# Wonder what a 10k college ring will go for if i sell it to the jewelry stores that run those ads.



## memphislawyer (Mar 2, 2007)

Got my old college ring, 10k gold, and with the ads running on selling it for scrap, wondering what it would go for. I read that they average 20 grams and gold with it being about $1600 for a troy ounce, average price would be around $250 or so at most places. Does that seem right? Any one done this and got any guidelines? I mean, the ring has sat in my drawer for over 20 years easily and never been worn.


----------



## Acme (Oct 5, 2011)

I don't know about those cash for gold stores, but it looks like you could get $300 to $400 for it on eBay.


----------



## TheGreatTwizz (Oct 27, 2010)

I would say that's a bit on the light side. Just do the math on the purity of 10k (roughly 41.6%), and the per ounce price thereof (~650/oz), and the per gram (31g to a troy oz). Either way you break it up, I'd guess that it should be worth in the $400 range.


----------



## memphislawyer (Mar 2, 2007)

Weighed the ring on a postal scale, 0.7 ounces, so 20 grams. take one gram off for the stone, so 18 grams. The melting offer is usually a bit less than $20 a gram, and I got an offer locally at $16, so about $288 or so locally, maybe squeeze a few dollars to $300 or so is what I am thinking. But that is at the places that advertise they buy and sell and I guess they just try to get as much bulk gold as they can and make it in volume?


----------



## Balfour (Mar 23, 2012)

But do you really want to get rid of it? Is it something you'll regret in 20 years?


----------



## Canadian (Jan 17, 2008)

Why don't you give it to a son or daughter. I have a gold ring given to me by my late maternal grandfather. It is gold he mined in the Caribou and the diamonds game out of a long dead ancestor's teeth.
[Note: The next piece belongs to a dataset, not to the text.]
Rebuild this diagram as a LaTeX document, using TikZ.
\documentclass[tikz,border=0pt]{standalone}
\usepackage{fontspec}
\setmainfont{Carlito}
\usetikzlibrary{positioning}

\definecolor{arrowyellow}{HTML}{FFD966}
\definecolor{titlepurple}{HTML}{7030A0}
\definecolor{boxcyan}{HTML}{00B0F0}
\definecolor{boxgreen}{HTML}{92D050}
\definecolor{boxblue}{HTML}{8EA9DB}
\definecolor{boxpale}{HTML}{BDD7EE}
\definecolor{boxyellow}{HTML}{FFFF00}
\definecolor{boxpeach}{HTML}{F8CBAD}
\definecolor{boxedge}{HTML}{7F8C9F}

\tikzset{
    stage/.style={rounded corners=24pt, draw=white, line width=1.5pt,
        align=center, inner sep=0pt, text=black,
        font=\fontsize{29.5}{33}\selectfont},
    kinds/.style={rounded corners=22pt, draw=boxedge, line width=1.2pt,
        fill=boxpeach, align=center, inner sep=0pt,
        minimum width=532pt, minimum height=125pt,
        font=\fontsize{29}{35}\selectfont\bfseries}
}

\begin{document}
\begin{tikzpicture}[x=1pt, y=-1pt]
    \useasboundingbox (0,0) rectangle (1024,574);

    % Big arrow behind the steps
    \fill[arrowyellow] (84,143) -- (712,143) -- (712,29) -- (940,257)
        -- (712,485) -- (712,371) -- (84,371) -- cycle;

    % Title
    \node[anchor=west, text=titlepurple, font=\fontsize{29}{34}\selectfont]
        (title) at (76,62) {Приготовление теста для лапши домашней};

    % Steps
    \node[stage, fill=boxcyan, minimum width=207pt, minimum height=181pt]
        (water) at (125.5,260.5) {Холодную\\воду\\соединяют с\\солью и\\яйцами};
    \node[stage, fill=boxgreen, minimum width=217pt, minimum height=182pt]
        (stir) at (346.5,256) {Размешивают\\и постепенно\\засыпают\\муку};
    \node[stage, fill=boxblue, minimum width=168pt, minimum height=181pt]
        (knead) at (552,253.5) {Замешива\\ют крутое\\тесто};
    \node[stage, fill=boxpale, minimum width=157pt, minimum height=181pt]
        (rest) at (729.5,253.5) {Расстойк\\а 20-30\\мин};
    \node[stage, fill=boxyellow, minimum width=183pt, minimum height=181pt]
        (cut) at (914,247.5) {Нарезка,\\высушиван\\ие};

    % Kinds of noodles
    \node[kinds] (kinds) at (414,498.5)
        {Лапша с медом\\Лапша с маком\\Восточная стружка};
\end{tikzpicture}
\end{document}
It's not a school ring, but instead of selling it, he gave it to me, with the idea that my son would want it. I never wear it, but it's a nice way to remember him.

Tom


----------



## eagle2250 (Mar 24, 2006)

Do yourself and your heirs a favor...unless it must be done to put food on the table, keep the ring! Where's your sense of tradition, my good man? :icon_scratch:


----------



## loarbmhs (Sep 17, 2011)

First, on the price...Don't think of a straight conversion from the spot price of gold to the weight of your ring, even after discounting for it being only 10K: the shop you're selling to has to make money, so they're not going to give you the true $400-ish "melt" value. Which means the $250 figure sounds about right--maybe $300 if the dealer is feeling charitable that day.
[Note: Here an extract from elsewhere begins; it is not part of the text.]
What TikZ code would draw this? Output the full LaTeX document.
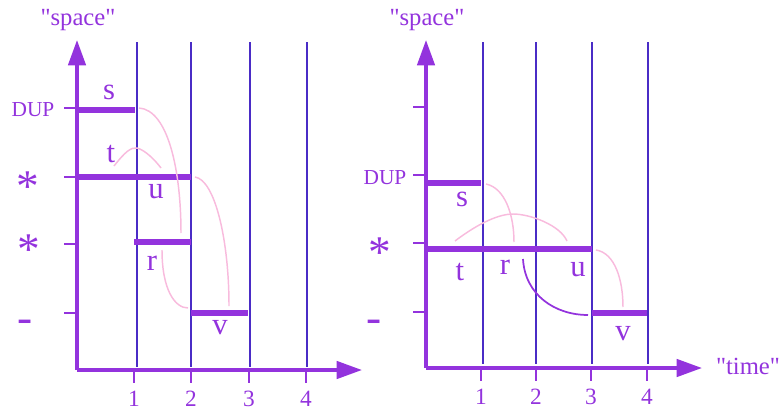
\documentclass[tikz,border=0pt]{standalone}
\usepackage{fontspec}
\setmainfont{Liberation Serif}
\newfontfamily\plainserif{Liberation Serif}
\usetikzlibrary{arrows.meta}
\definecolor{axispurple}{HTML}{9333DD}
\definecolor{gridblue}{HTML}{4A2CC6}
\definecolor{linkpink}{HTML}{F8BBDD}

\begin{document}
\begin{tikzpicture}[x=0.75pt, y=-0.75pt,
    axis/.style={axispurple, line width=2.6pt, -{Triangle[length=19pt, width=13pt]}},
    gridline/.style={gridblue, line width=2pt},
    tickmark/.style={axispurple, line width=1.5pt},
    jobbar/.style={axispurple, line width=5pt},
    link/.style={linkpink, line width=1.1pt},
    backlink/.style={axispurple, line width=1.3pt},
    jobname/.style={text=axispurple, font=\fontsize{23}{23}\selectfont, inner sep=0pt},
    axisname/.style={text=axispurple, font=\plainserif\fontsize{18.5}{18.5}\selectfont, inner sep=0pt},
    levelname/.style={text=axispurple, font=\fontsize{16}{16}\selectfont, inner sep=0pt},
    starname/.style={text=axispurple, font=\fontsize{34}{34}\selectfont, inner sep=0pt},
    ticknum/.style={text=axispurple, font=\fontsize{17.5}{17.5}\selectfont, inner sep=0pt}
]
\useasboundingbox (0,0) rectangle (782,414);

% ---------------- left panel: before ----------------
\coordinate (Lo) at (77,370);
\coordinate (Ly) at (77,40);
\coordinate (Lx) at (362,370);
\foreach \x in {137,191,250,307} {
  \draw[gridline] (\x,42) -- (\x,367);
}
\foreach \x/\l in {134/1, 191/2, 249/3, 306/4} {
  \draw[tickmark] (\x,370) -- (\x,383);
  \node[ticknum] at (\x,399) {\l};
}
\foreach \y in {108,177,244,313} {
  \draw[tickmark] (64,\y) -- (77,\y);
}
\draw[axis] (Lo) -- (Ly);
\draw[axis] (Lo) -- (Lx);
\node[axisname] (Lspace) at (78,20) {"space"};
\node[levelname] (Ldup) at (33,110) {DUP};
\node[starname] (Lstar1) at (28,187) {*};
\node[starname] (Lstar2) at (29,250) {*};
\node[starname] (Lnil) at (25,326) {-};

% jobs
\coordinate (Ls0) at (77,110);  \coordinate (Ls1) at (135,110);
\coordinate (Lt0) at (77,177);  \coordinate (Lt1) at (191,177);
\coordinate (Lr0) at (134,242); \coordinate (Lr1) at (191,242);
\coordinate (Lv0) at (191,313); \coordinate (Lv1) at (248,313);
\draw[jobbar] (Ls0) -- (Ls1);
\draw[jobbar] (Lt0) -- (Lt1);
\draw[jobbar] (Lr0) -- (Lr1);
\draw[jobbar] (Lv0) -- (Lv1);
\node[jobname] (Ls) at (109,92) {s};
\node[jobname] (Lt) at (111,154) {t};
\node[jobname] (Lu) at (156,192) {u};
\node[jobname] (Lr) at (152,263) {r};
\node[jobname] (Lv) at (220,328) {v};

% links
\coordinate (La) at (139,108);  \coordinate (Lb) at (181,233);
\coordinate (Lc) at (114,166);  \coordinate (Ld) at (137,148);
\coordinate (Le) at (161,168);
\coordinate (Lf) at (195,177);  \coordinate (Lg) at (229,306);
\coordinate (Lh) at (162,250);  \coordinate (Li) at (188,308);
\draw[link] (La) .. controls (168,110) and (181,170) .. (Lb);
\draw[link] (Lc) .. controls (125,152) and (131,147) .. (Ld)
                 .. controls (145,150) and (155,160) .. (Le);
\draw[link] (Lf) .. controls (215,180) and (229,240) .. (Lg);
\draw[link] (Lh) .. controls (162,290) and (175,308) .. (Li);

% ---------------- right panel: after ----------------
\coordinate (Ro) at (426,368);
\coordinate (Ry) at (426,40);
\coordinate (Rx) at (702,368);
\foreach \x in {483,536,592,648} {
  \draw[gridline] (\x,42) -- (\x,364);
}
\foreach \x/\l in {481/1, 536/2, 591/3, 647/4} {
  \draw[tickmark] (\x,368) -- (\x,381);
  \node[ticknum] at (\x,397) {\l};
}
\foreach \y in {107,175,243,312} {
  \draw[tickmark] (413,\y) -- (426,\y);
}
\draw[axis] (Ro) -- (Ry);
\draw[axis] (Ro) -- (Rx);
\node[axisname] (Rspace) at (427,20) {"space"};
\node[axisname] (Rtime) at (748,366) {"time"};
\node[levelname] (Rdup) at (385,178) {DUP};
\node[starname] (Rstar) at (380,253) {*};
\node[starname] (Rnil) at (374,326) {-};

% jobs
\coordinate (Rs0) at (426,183); \coordinate (Rs1) at (481,183);
\coordinate (Rt0) at (426,249); \coordinate (Rt1) at (592,249);
\coordinate (Rv0) at (592,313); \coordinate (Rv1) at (647,313);
\draw[jobbar] (Rs0) -- (Rs1);
\draw[jobbar] (Rt0) -- (Rt1);
\draw[jobbar] (Rv0) -- (Rv1);
\node[jobname] (Rs) at (462,199) {s};
\node[jobname] (Rt) at (460,272) {t};
\node[jobname] (Rr) at (505,267) {r};
\node[jobname] (Ru) at (578,270) {u};
\node[jobname] (Rv) at (623,334) {v};

% links
\coordinate (Ra) at (486,184);  \coordinate (Rb) at (514,242);
\coordinate (Rc) at (455,241);  \coordinate (Rd) at (513,214);
\coordinate (Re) at (567,241);
\coordinate (Rf) at (596,250);  \coordinate (Rg) at (623,307);
\coordinate (Rh) at (523,259);  \coordinate (Ri) at (588,315);
\draw[link] (Ra) .. controls (505,188) and (514,215) .. (Rb);
\draw[link] (Rc) .. controls (480,222) and (500,214) .. (Rd)
                 .. controls (530,214) and (560,225) .. (Re);
\draw[link] (Rf) .. controls (615,253) and (623,280) .. (Rg);
\draw[backlink] (Rh) .. controls (525,295) and (555,315) .. (Ri);
\end{tikzpicture}
\end{document}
As for tradition and all, I'd keep the ring. I still have my 10K college ring, and wear it proudly, decades after graduating. And even if you don't wear it, you can, as others have suggested, give it to a spouse/child/grandchild to wear as a ring, a bauble around their neck or just a sentimental keepsake. The $250 will be a distant memory a month after you spend it. A ring (like the diamond tag line) "is forever."


----------



## Petersmith (Sep 27, 2017)

Acme said:


> I don't know about those cash for gold stores, but it looks like you could get $300 to $400 for it on eBay.


When such kind of problems occurs don't sell your gold ,you must pawn gold item to the pawnbroker, from there you can get enough money which you will not get worth selling it.


----------



## ran23 (Dec 11, 2014)

At 60, my wife and I sold a handful of our gold. My class ring 14K, chains, Swiss watch (gold case, never ran right) and all of her stuff. See that I hold some gold coins, I probably had a good feel about selling that stuff.


----------



## SG_67 (Mar 22, 2014)

Petersmith said:


> When such kind of problems occurs don't sell your gold ,you must pawn gold item to the pawnbroker, from there you can get enough money which you will not get worth selling it.
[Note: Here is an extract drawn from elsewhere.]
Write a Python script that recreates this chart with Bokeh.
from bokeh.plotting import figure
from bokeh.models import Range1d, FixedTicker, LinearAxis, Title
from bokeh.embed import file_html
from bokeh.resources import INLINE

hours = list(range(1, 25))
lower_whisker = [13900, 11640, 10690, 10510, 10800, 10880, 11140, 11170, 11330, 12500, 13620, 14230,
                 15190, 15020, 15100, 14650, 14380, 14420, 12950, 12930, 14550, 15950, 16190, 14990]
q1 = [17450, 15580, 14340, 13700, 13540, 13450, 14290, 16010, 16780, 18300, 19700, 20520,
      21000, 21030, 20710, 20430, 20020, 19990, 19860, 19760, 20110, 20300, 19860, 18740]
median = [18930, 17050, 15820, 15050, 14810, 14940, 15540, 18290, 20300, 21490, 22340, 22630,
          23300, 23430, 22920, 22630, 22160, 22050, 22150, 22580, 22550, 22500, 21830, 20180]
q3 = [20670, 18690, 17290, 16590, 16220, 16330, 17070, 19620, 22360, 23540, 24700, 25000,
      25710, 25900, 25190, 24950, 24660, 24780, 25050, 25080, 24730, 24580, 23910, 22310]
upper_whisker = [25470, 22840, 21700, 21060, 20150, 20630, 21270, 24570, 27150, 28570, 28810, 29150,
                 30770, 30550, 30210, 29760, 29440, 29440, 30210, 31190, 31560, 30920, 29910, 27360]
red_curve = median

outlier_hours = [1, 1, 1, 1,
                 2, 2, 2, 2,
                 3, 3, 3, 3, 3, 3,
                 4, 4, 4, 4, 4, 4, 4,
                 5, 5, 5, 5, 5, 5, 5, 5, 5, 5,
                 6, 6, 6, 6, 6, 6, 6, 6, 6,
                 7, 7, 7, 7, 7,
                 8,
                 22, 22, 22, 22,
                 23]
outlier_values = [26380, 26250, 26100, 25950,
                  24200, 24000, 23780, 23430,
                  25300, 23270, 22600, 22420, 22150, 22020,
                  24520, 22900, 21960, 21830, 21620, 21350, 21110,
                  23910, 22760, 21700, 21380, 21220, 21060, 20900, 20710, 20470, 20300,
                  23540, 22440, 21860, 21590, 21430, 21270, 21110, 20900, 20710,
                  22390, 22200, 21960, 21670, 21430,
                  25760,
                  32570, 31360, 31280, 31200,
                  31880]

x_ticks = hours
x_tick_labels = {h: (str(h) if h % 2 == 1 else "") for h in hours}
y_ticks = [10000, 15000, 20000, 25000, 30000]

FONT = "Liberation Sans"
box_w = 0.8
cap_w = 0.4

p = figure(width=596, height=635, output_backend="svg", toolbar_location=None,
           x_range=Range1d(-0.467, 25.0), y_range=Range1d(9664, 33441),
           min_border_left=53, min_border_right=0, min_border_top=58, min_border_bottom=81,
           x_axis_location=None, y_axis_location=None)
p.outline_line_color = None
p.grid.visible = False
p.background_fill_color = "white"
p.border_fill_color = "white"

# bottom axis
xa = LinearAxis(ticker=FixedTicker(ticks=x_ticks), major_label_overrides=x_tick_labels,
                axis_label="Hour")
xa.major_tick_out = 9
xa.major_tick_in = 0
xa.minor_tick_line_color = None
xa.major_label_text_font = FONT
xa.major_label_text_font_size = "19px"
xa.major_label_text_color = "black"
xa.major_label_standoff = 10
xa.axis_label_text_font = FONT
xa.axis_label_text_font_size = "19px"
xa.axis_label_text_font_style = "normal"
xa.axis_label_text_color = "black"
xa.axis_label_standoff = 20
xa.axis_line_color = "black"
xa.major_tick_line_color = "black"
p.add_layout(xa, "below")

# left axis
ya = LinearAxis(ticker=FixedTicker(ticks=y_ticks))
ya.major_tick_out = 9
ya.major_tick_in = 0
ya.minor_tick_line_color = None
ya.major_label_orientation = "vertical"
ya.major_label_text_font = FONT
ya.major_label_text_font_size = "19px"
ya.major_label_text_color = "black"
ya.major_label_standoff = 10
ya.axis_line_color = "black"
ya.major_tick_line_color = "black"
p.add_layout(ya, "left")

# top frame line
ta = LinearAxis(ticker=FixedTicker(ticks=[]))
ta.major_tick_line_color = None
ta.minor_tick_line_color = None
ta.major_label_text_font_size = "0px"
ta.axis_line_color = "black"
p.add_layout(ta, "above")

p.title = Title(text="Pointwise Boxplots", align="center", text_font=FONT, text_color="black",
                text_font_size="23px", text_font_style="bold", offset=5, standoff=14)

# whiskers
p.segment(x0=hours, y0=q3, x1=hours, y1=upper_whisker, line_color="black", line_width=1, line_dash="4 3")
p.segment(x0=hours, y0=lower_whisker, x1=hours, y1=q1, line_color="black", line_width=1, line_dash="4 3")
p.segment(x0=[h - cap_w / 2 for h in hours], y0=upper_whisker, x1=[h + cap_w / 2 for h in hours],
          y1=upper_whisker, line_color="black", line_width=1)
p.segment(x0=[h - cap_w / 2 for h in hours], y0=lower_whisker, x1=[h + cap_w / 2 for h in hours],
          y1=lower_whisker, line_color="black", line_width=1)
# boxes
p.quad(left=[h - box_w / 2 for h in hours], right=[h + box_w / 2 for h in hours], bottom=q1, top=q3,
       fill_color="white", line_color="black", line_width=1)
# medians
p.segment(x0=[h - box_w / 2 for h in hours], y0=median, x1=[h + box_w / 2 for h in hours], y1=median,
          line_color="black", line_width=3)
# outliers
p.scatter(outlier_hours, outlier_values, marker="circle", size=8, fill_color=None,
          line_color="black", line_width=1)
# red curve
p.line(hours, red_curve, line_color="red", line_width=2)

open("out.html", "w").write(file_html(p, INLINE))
Are you by chance a pawn broker?


----------



## Mr.D (Aug 2, 2015)

Jewelers often give very low amounts for what they term "scrap gold." It is usually just not worth it unless sold on eBay as Acme said. And then using "reserve price" to keep the item from being sold dirt cheap on that website. Gifting it may be the best bet.


----------



## SG_67 (Mar 22, 2014)

G Gordon Liddy will buy it.


----------



## Mr. B. Scott Robinson (Jan 16, 2017)

I pawned my high school class ring a few times when I was starving shortly after my University studies, but I always paid to get it back. We had a sketchy pawn broker close to campus. He would take your Emory diploma and loan you $15 on it. That was good for a tank of gas or a weeks worth of Ramen noodles. 

Cheers, 

BSR


----------



## eagle2250 (Mar 24, 2006)

The resale shop at our old church in Indiana was the frequent recipient of donated old jewelry that to my eye didn't look like it was worth much. However the shop would accumulate a quantity of such items and take them to one of two pawn shops in town that offered the best prices. The amounts of money received were frequently surprising generous!


----------



## 16412 (Apr 1, 2005)

Some years ago on TV news they found that the local pawn shops payed the highest price (Seattle area) which was a surprise.

Keep the ring to give to a grandchild. It has more value that way.


----------



## FJW (Jan 25, 2012)

Jeez, I read the title as if you had a $10,000 college ring!


----------



## Mr.D (Aug 2, 2015)

FJW said:


> Jeez, I read the title as if you had a $10,000 college ring!


You are not alone - I read it that way too.


----------